On commence dès la mi-septembre, quand les étudiants arrivent sur le campus pour leur pré-rentrée. Parce que c’est aussi une période de dépenses fortes avec l’entrée dans le logement, l’achat des fournitures scolaires, etc. On sait qu’on doit être présent dès cette période.

Camille Pagiras, bénévole à Génération précaire

A deux semaines de reprendre les distributions, la bénévole s’attend à voir "un plus grand nombre d’étudiants en détresse". "On ne peut pas augmenter le nombre de personnes qu’on aide parce qu’on sait qu’on a un plafond sur la capacité de collecte qu’on peut faire et de distributions qu’on peut effectuer", déplore-t-elle.

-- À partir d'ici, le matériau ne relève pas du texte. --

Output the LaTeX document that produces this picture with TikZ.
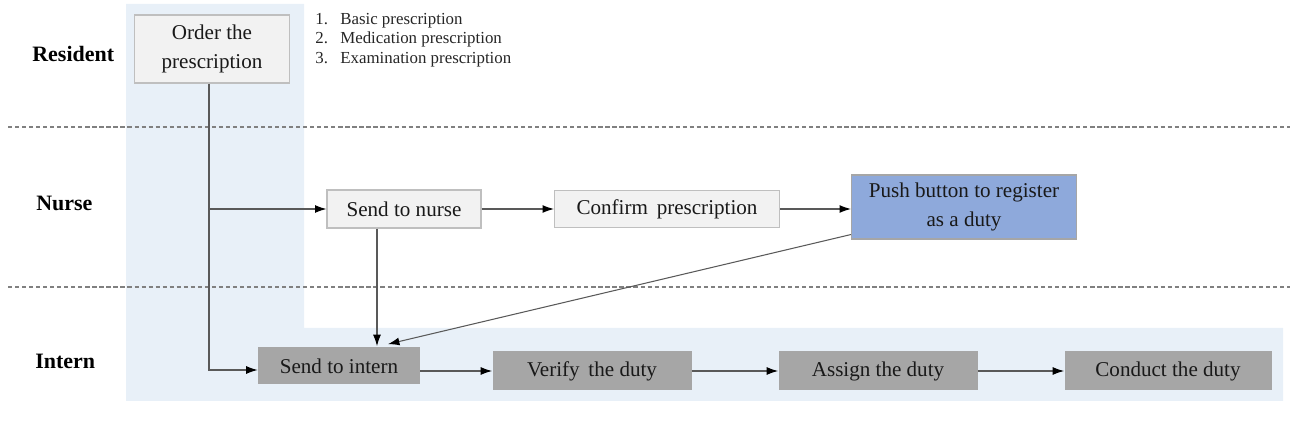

Tous en appellent à un sursaut des pouvoirs publics et "à prendre la mesure de la précarité alimentaire". Depuis le cri d’alarme des Restos du coeur, les promesses d’aides s’additionnent : 15 millions d’euros par l’Etat, 10 par la famille de Bernard Arnault, propriétaire du numéro un du luxe LVMH… Des annonces qui attendent leur concrétisation. Au centre d'Echirolles, on sait déjà que les "ramasses" seront insuffisantes pour garnir les paniers de légumes jusqu'à la fin de la semaine.